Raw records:
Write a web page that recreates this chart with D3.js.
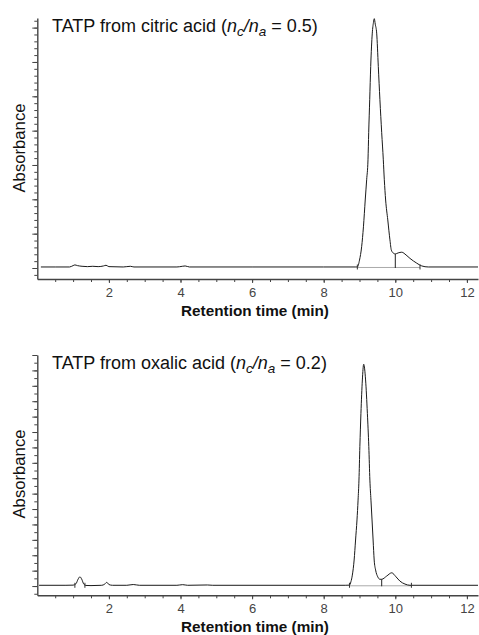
<!DOCTYPE html>
<html>
<head>
<meta charset="utf-8">
<script src="https://cdn.jsdelivr.net/npm/d3@7"></script>
<style>
  html, body { margin: 0; padding: 0; background: #fff; }
  svg { display: block; font-family: Arial, "Liberation Sans", sans-serif; }
</style>
</head>
<body>
<svg id="chart" width="479" height="635"></svg>
<script>
// ---------- DATA ----------
// Top panel: TATP from citric acid
const timesCitric = [0.10,0.50,0.90,1.00,1.05,1.12,1.25,1.40,1.55,1.70,1.85,1.92,2.00,2.40,2.60,2.70,3.90,4.05,4.13,4.25,6.00,8.00,8.90,
  8.94,9.00,9.06,9.11,9.16,9.20,9.237,9.257,9.285,9.313,9.357,9.39,9.413,9.44,9.48,9.525,9.57,9.62,9.665,9.693,9.73,9.79,9.85,9.89,9.95,
  10.00,10.08,10.18,10.30,10.41,10.60,10.74,10.92,12.31];
const absorbCitric = [0.03,0.03,0.03,0.07,0.09,0.07,0.05,0.04,0.05,0.04,0.06,0.08,0.04,0.03,0.05,0.03,0.03,0.05,0.06,0.03,0.03,0.03,0.03,
  0.03,0.23,0.62,1.20,1.98,2.57,3.15,3.94,4.90,5.87,6.84,7.15,7.26,7.10,6.84,5.87,4.90,3.94,3.15,2.57,1.98,1.40,0.82,0.52,0.43,
  0.41,0.44,0.46,0.38,0.28,0.14,0.06,0.03,0.03];
const markCitric = [8.94, 10.69];     // integration start/end marks
const dropCitric = [10.00];            // peak separation drop line

// Bottom panel: TATP from oxalic acid
const timesOxalic = [0.05,0.80,1.00,1.08,1.14,1.19,1.24,1.30,1.36,1.50,1.80,1.88,1.94,2.00,2.10,2.50,2.68,2.85,3.90,4.06,4.20,4.75,4.90,8.60,
  8.72,8.76,8.80,8.85,8.89,8.93,8.96,8.985,9.01,9.04,9.08,9.117,9.17,9.22,9.26,9.29,9.32,9.35,9.38,9.41,9.45,9.51,9.57,9.62,
  9.76,9.90,10.02,10.13,10.27,10.41,12.31];
const absorbOxalic = [0.05,0.05,0.06,0.15,0.45,0.60,0.45,0.12,0.04,0.03,0.05,0.12,0.24,0.10,0.05,0.05,0.10,0.05,0.05,0.09,0.05,0.07,0.05,0.05,
  0.06,0.28,0.71,1.69,2.99,4.29,5.58,6.88,9.05,11.21,13.38,14.40,13.38,11.21,9.05,6.88,5.58,4.29,2.99,1.69,1.04,0.60,0.44,0.44,
  0.65,0.86,0.60,0.32,0.13,0.05,0.05];
const markOxalic = [1.05, 1.33, 8.72, 10.45];
const dropOxalic = [9.62];

// Axis ticks
const xMajorTicks = [2, 4, 6, 8, 10, 12];
const xMinorTicks = d3.range(1, 25).map(i => i * 0.5);
const yMajorCitric = d3.range(0, 8);
const yMinorCitric = d3.range(-1, 37).map(i => i * 0.2);
const yMajorOxalic = d3.range(0, 16);
const yMinorOxalic = d3.range(-1, 31).map(i => i * 0.5);

// ---------- DRAWING ----------
const svg = d3.select("#chart");
const xScale = d3.scaleLinear().domain([0, 12.31]).range([37.3, 478]);

function drawPanel(p) {
  const g = svg.append("g");
  const y = d3.scaleLinear().domain(p.yDomain).range(p.yRange);
  const axisY = p.yRange[0];

  // x axis minor + major ticks
  g.append("g").attr("transform", `translate(0,${axisY})`)
    .call(d3.axisBottom(xScale).tickValues(xMinorTicks).tickSize(3).tickSizeOuter(0).tickFormat(""))
    .call(a => a.selectAll("line").attr("stroke", "#444"))
    .call(a => a.select(".domain").attr("stroke", "#444").attr("stroke-width", 1.4));
  g.append("g").attr("transform", `translate(0,${axisY})`)
    .call(d3.axisBottom(xScale).tickValues(xMajorTicks).tickSize(4).tickPadding(4.5).tickSizeOuter(0).tickFormat(d3.format("d")))
    .call(a => a.select(".domain").remove())
    .call(a => a.selectAll("line").attr("stroke", "#444"))
    .call(a => a.selectAll("text").attr("fill", "#444").style("font-size", "13px")
      .style("font-family", "Arial, 'Liberation Sans', sans-serif"));

  // y axis
  g.append("g").attr("transform", `translate(${xScale(0)},0)`)
    .call(d3.axisLeft(y).tickValues(p.yMinor).tickSize(3).tickSizeOuter(0).tickFormat(""))
    .call(a => a.selectAll("line").attr("stroke", "#444"))
    .call(a => a.select(".domain").attr("stroke", "#444").attr("stroke-width", 1.4));
  g.append("g").attr("transform", `translate(${xScale(0)},0)`)
    .call(d3.axisLeft(y).tickValues(p.yMajor).tickSize(5).tickSizeOuter(0).tickFormat(""))
    .call(a => a.select(".domain").remove())
    .call(a => a.selectAll("line").attr("stroke", "#444"));

  const base = p.values[0];
  // integration baseline (grey)
  const ext = d3.extent(p.marks.filter(m => m > 8));
  g.append("line")
    .attr("x1", xScale(ext[0])).attr("x2", xScale(ext[1]))
    .attr("y1", y(base) + 0.5).attr("y2", y(base) + 0.5)
    .attr("stroke", "#aaa").attr("stroke-width", 1);

  // trace
  const pts = p.times.map((t, i) => [t, p.values[i]]);
  g.append("path").datum(pts)
    .attr("fill", "none").attr("stroke", "#1a1a1a").attr("stroke-width", 1)
    .attr("d", d3.line().x(d => xScale(d[0])).y(d => y(d[1])).curve(d3.curveMonotoneX));

  // drop lines
  p.drops.forEach(t => {
    const i = p.times.indexOf(t);
    const v = i >= 0 ? p.values[i] : base;
    g.append("line").attr("x1", xScale(t)).attr("x2", xScale(t))
      .attr("y1", y(v)).attr("y2", y(base) + 1)
      .attr("stroke", "#222").attr("stroke-width", 1);
  });
  // integration marks
  p.marks.forEach(t => {
    g.append("line").attr("x1", xScale(t)).attr("x2", xScale(t))
      .attr("y1", y(base) - 2.5).attr("y2", y(base) + 2.5)
      .attr("stroke", "#333").attr("stroke-width", 1);
  });

  // title
  const tt = g.append("text").attr("x", 52).attr("y", p.titleY)
    .style("font-size", "18px").attr("fill", "#111");
  tt.append("tspan").text(p.titlePrefix);
  tt.append("tspan").attr("font-style", "italic").text("n");
  tt.append("tspan").attr("font-style", "italic").attr("dy", 4).style("font-size", "13.5px").text("c");
  tt.append("tspan").attr("dy", -4).attr("font-style", "italic").text("/n");
  tt.append("tspan").attr("font-style", "italic").attr("dy", 4).style("font-size", "13.5px").text("a");
  tt.append("tspan").attr("dy", -4).text(" = " + p.ratio + ")");

  // axis titles
  g.append("text").attr("x", 255).attr("y", p.xLabelY).attr("text-anchor", "middle")
    .style("font-size", "15.3px").style("font-weight", "bold").attr("fill", "#111")
    .text("Retention time (min)");
  g.append("text").attr("transform", `translate(25,${p.yLabelCenter}) rotate(-90)`)
    .attr("text-anchor", "middle").style("font-size", "16.7px").attr("fill", "#111")
    .text("Absorbance");
}

drawPanel({
  times: timesCitric, values: absorbCitric, marks: markCitric, drops: dropCitric,
  yDomain: [-0.32, 7.28], yRange: [279, 18], yMajor: yMajorCitric, yMinor: yMinorCitric,
  titlePrefix: "TATP from citric acid (", ratio: "0.5", titleY: 32, xLabelY: 316, yLabelCenter: 148
});
drawPanel({
  times: timesOxalic, values: absorbOxalic, marks: markOxalic, drops: dropOxalic,
  yDomain: [-0.6, 15], yRange: [595.3, 355], yMajor: yMajorOxalic, yMinor: yMinorOxalic,
  titlePrefix: "TATP from oxalic acid (", ratio: "0.2", titleY: 369, xLabelY: 632, yLabelCenter: 474
});
</script>
</body>
</html>
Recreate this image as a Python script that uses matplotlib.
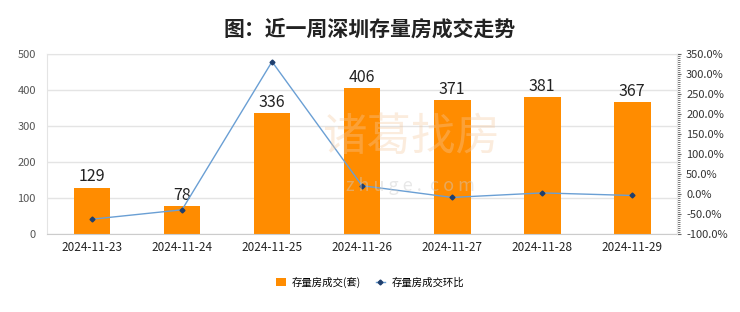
import numpy as np
import matplotlib.pyplot as plt
import matplotlib.ticker as mticker

plt.rcParams['font.family'] = ['Noto Sans CJK SC', 'DejaVu Sans']

# data
dates = ['2024-11-23', '2024-11-24', '2024-11-25', '2024-11-26',
         '2024-11-27', '2024-11-28', '2024-11-29']
deals = [129, 78, 336, 406, 371, 381, 367]
mom_pct = [-63.0, -39.5, 330.8, 20.8, -8.6, 2.7, -3.7]

bar_color = '#ff8c00'
line_color = '#6a9fd4'
marker_color = '#1f3f6e'
grid_color = '#e4e4e4'

fig = plt.figure(figsize=(7.4, 3.12), dpi=100)
ax = fig.add_axes([0.0635, 0.25, 0.8515, 0.577])
x = np.arange(len(dates))

bars = ax.bar(x, deals, width=0.41, color=bar_color, zorder=2, label='存量房成交(套)')
for xi, v in zip(x, deals):
    ax.text(xi, v + 6, str(v), ha='center', va='bottom', fontsize=11.5, color='#222222')

ax.set_xlim(-0.5, len(dates) - 0.5)
ax.set_ylim(0, 500)
ax.set_yticks(range(0, 501, 100))
ax.set_xticks(x)
ax.set_xticklabels(dates, fontsize=8.5, color='#222222')
ax.tick_params(axis='y', length=0, labelsize=8, labelcolor='#555555', pad=8)
ax.tick_params(axis='x', length=0, pad=5)
ax.grid(axis='y', color=grid_color, linewidth=1, zorder=0)
for s in ['left', 'top', 'right']:
    ax.spines[s].set_color(grid_color)
ax.spines['bottom'].set_color('#cccccc')

# watermark
fig.text(0.555, 0.56, '诸葛找房', fontsize=32, color='#f5c9a0', alpha=0.35,
         ha='center', va='center', zorder=0)
fig.text(0.555, 0.405, 'z h u g e .  c o m', fontsize=13, color='#cccccc', alpha=0.45,
         ha='center', va='center', zorder=0)

ax2 = ax.twinx()
ax2.plot(x, mom_pct, color=line_color, linewidth=1, marker='D', markersize=2.5,
         markerfacecolor=marker_color, markeredgecolor=marker_color, zorder=3,
         label='存量房成交环比')
ax2.set_ylim(-100, 350)
ax2.set_yticks(range(-100, 351, 50))
ax2.yaxis.set_major_formatter(mticker.FuncFormatter(lambda v, p: f'{v:.1f}%'))
ax2.yaxis.set_minor_locator(mticker.MultipleLocator(5))
ax2.tick_params(axis='y', which='major', length=3, labelsize=8, labelcolor='#333333', color='#666666')
ax2.tick_params(axis='y', which='minor', length=2, color='#666666')
for s in ['left', 'top', 'bottom']:
    ax2.spines[s].set_visible(False)
ax2.spines['right'].set_color(grid_color)

h1, l1 = ax.get_legend_handles_labels()
h2, l2 = ax2.get_legend_handles_labels()
fig.legend(h1 + h2, l1 + l2, loc='center', bbox_to_anchor=(0.5, 0.095), ncol=2,
           frameon=False, fontsize=7.5, handlelength=0.9, handleheight=0.8,
           handletextpad=0.6, columnspacing=1.4)

fig.suptitle('图：近一周深圳存量房成交走势', fontsize=15, fontweight='bold',
             y=0.94, color='#222222')

plt.savefig('out.png', dpi=100)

● Instruction: Repeat exactly the stretch of lines that opens with the line containing "Recreate this image" and closes with the line containing "plt.rcParams['font.family'] = ['Noto". Leave the pictures out, and add nothing.

● Task response:
Recreate this image as a Python script that uses matplotlib.
import numpy as np
import matplotlib.pyplot as plt
import matplotlib.ticker as mticker

plt.rcParams['font.family'] = ['Noto Sans CJK SC', 'DejaVu Sans']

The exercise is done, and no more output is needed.